## Start

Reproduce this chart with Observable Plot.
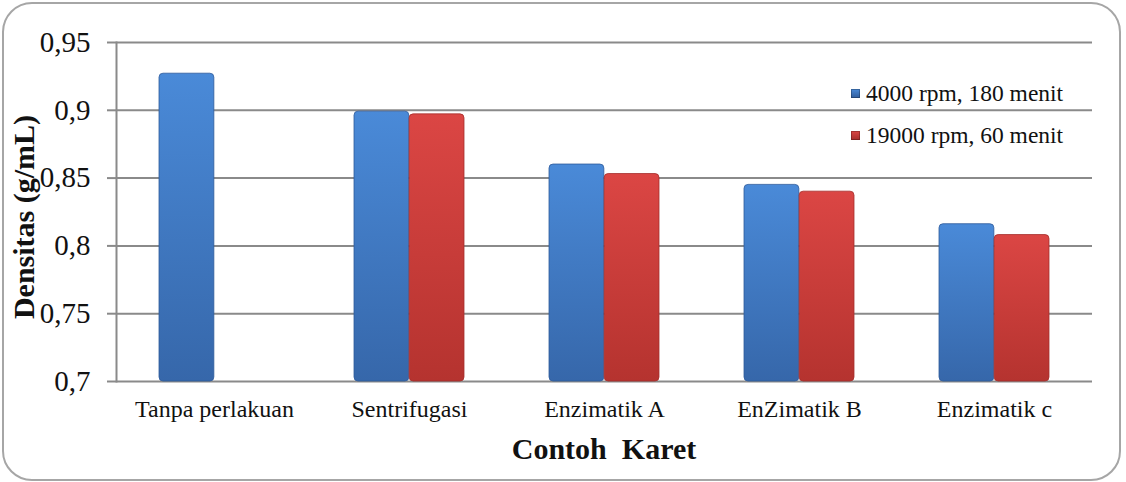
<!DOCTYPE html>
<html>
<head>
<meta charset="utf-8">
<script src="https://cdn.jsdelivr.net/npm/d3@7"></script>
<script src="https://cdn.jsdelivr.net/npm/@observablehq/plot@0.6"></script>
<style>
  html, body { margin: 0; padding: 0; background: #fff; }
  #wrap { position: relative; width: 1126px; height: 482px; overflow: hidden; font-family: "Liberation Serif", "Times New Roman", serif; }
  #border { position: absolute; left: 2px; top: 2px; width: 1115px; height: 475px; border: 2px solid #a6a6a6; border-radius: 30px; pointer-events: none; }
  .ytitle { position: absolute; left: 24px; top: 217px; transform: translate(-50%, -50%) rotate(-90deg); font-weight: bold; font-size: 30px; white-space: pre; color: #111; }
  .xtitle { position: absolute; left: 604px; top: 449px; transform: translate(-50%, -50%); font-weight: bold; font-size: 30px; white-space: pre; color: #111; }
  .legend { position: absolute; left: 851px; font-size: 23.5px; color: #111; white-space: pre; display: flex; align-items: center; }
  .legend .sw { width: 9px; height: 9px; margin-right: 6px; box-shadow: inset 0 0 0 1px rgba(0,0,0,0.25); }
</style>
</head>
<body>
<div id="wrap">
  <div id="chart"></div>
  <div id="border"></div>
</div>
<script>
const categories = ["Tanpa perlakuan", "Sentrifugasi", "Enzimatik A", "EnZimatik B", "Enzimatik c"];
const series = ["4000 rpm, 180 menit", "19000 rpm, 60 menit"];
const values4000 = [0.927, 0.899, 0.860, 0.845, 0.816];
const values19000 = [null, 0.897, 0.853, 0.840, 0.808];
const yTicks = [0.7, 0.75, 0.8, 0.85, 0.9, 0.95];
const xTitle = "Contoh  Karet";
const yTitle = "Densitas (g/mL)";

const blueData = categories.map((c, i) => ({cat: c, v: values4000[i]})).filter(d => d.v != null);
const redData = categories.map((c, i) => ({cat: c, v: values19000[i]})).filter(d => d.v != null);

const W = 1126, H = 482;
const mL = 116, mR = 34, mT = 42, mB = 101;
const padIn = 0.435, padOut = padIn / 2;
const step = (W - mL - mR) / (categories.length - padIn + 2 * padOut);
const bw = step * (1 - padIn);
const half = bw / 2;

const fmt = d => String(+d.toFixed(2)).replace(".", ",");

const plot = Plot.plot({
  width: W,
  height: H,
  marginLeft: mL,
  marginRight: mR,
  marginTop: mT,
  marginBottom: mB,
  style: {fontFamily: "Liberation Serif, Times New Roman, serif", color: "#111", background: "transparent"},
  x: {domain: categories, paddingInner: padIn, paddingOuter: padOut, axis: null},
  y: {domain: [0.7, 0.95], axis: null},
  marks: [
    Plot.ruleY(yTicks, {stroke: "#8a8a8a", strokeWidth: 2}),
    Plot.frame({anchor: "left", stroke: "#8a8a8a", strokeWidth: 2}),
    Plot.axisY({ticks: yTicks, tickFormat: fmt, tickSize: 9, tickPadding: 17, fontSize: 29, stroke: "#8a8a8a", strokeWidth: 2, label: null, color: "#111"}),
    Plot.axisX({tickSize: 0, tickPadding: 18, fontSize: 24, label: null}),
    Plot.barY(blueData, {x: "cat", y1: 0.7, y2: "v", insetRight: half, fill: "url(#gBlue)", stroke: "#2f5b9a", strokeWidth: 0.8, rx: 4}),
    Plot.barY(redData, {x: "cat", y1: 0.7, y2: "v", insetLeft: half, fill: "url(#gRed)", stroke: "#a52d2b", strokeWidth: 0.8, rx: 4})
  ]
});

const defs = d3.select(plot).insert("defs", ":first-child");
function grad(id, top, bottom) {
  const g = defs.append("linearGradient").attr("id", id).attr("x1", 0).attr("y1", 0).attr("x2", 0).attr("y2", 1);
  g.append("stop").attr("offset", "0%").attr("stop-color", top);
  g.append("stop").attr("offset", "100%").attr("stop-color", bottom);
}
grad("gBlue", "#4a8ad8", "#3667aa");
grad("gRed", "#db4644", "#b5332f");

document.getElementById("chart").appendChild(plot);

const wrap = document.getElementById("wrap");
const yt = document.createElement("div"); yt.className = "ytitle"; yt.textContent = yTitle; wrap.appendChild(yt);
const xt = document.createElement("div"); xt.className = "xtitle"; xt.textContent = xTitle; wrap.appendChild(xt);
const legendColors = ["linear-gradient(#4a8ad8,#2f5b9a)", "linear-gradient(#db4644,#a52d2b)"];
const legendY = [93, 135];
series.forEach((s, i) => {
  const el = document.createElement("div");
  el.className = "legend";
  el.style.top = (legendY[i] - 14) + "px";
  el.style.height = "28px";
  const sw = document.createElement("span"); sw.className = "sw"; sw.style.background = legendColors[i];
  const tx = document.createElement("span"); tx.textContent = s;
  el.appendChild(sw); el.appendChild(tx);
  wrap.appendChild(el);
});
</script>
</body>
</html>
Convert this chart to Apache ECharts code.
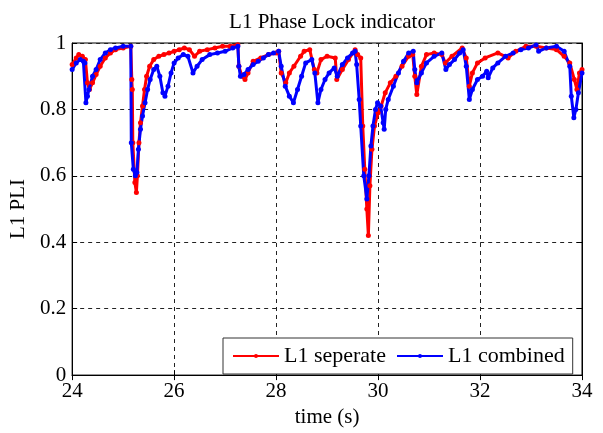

## End

Pictures are not part of the copy; output everything else in the records exactly.

- **Solution for this problem**:
Reproduce this chart with Observable Plot.
<!DOCTYPE html>
<html>
<head>
<meta charset="utf-8">
<script src="https://cdn.jsdelivr.net/npm/d3@7"></script>
<script src="https://cdn.jsdelivr.net/npm/@observablehq/plot@0.6"></script>
<style>
  html, body { margin: 0; padding: 0; background: #fff; }
  #wrap { position: relative; width: 1126px; height: 482px; overflow: hidden; font-family: "Liberation Serif", "Times New Roman", serif; }
  #border { position: absolute; left: 2px; top: 2px; width: 1115px; height: 475px; border: 2px solid #a6a6a6; border-radius: 30px; pointer-events: none; }
  .ytitle { position: absolute; left: 24px; top: 217px; transform: translate(-50%, -50%) rotate(-90deg); font-weight: bold; font-size: 30px; white-space: pre; color: #111; }
  .xtitle { position: absolute; left: 604px; top: 449px; transform: translate(-50%, -50%); font-weight: bold; font-size: 30px; white-space: pre; color: #111; }
  .legend { position: absolute; left: 851px; font-size: 23.5px; color: #111; white-space: pre; display: flex; align-items: center; }
  .legend .sw { width: 9px; height: 9px; margin-right: 6px; box-shadow: inset 0 0 0 1px rgba(0,0,0,0.25); }
</style>
</head>
<body>
<div id="wrap">
  <div id="chart"></div>
  <div id="border"></div>
</div>
<script>
const categories = ["Tanpa perlakuan", "Sentrifugasi", "Enzimatik A", "EnZimatik B", "Enzimatik c"];
const series = ["4000 rpm, 180 menit", "19000 rpm, 60 menit"];
const values4000 = [0.927, 0.899, 0.860, 0.845, 0.816];
const values19000 = [null, 0.897, 0.853, 0.840, 0.808];
const yTicks = [0.7, 0.75, 0.8, 0.85, 0.9, 0.95];
const xTitle = "Contoh  Karet";
const yTitle = "Densitas (g/mL)";

const blueData = categories.map((c, i) => ({cat: c, v: values4000[i]})).filter(d => d.v != null);
const redData = categories.map((c, i) => ({cat: c, v: values19000[i]})).filter(d => d.v != null);

const W = 1126, H = 482;
const mL = 116, mR = 34, mT = 42, mB = 101;
const padIn = 0.435, padOut = padIn / 2;
const step = (W - mL - mR) / (categories.length - padIn + 2 * padOut);
const bw = step * (1 - padIn);
const half = bw / 2;

const fmt = d => String(+d.toFixed(2)).replace(".", ",");

const plot = Plot.plot({
  width: W,
  height: H,
  marginLeft: mL,
  marginRight: mR,
  marginTop: mT,
  marginBottom: mB,
  style: {fontFamily: "Liberation Serif, Times New Roman, serif", color: "#111", background: "transparent"},
  x: {domain: categories, paddingInner: padIn, paddingOuter: padOut, axis: null},
  y: {domain: [0.7, 0.95], axis: null},
  marks: [
    Plot.ruleY(yTicks, {stroke: "#8a8a8a", strokeWidth: 2}),
    Plot.frame({anchor: "left", stroke: "#8a8a8a", strokeWidth: 2}),
    Plot.axisY({ticks: yTicks, tickFormat: fmt, tickSize: 9, tickPadding: 17, fontSize: 29, stroke: "#8a8a8a", strokeWidth: 2, label: null, color: "#111"}),
    Plot.axisX({tickSize: 0, tickPadding: 18, fontSize: 24, label: null}),
    Plot.barY(blueData, {x: "cat", y1: 0.7, y2: "v", insetRight: half, fill: "url(#gBlue)", stroke: "#2f5b9a", strokeWidth: 0.8, rx: 4}),
    Plot.barY(redData, {x: "cat", y1: 0.7, y2: "v", insetLeft: half, fill: "url(#gRed)", stroke: "#a52d2b", strokeWidth: 0.8, rx: 4})
  ]
});

const defs = d3.select(plot).insert("defs", ":first-child");
function grad(id, top, bottom) {
  const g = defs.append("linearGradient").attr("id", id).attr("x1", 0).attr("y1", 0).attr("x2", 0).attr("y2", 1);
  g.append("stop").attr("offset", "0%").attr("stop-color", top);
  g.append("stop").attr("offset", "100%").attr("stop-color", bottom);
}
grad("gBlue", "#4a8ad8", "#3667aa");
grad("gRed", "#db4644", "#b5332f");

document.getElementById("chart").appendChild(plot);

const wrap = document.getElementById("wrap");
const yt = document.createElement("div"); yt.className = "ytitle"; yt.textContent = yTitle; wrap.appendChild(yt);
const xt = document.createElement("div"); xt.className = "xtitle"; xt.textContent = xTitle; wrap.appendChild(xt);
const legendColors = ["linear-gradient(#4a8ad8,#2f5b9a)", "linear-gradient(#db4644,#a52d2b)"];
const legendY = [93, 135];
series.forEach((s, i) => {
  const el = document.createElement("div");
  el.className = "legend";
  el.style.top = (legendY[i] - 14) + "px";
  el.style.height = "28px";
  const sw = document.createElement("span"); sw.className = "sw"; sw.style.background = legendColors[i];
  const tx = document.createElement("span"); tx.textContent = s;
  el.appendChild(sw); el.appendChild(tx);
  wrap.appendChild(el);
});
</script>
</body>
</html>
Convert this chart to Apache ECharts code.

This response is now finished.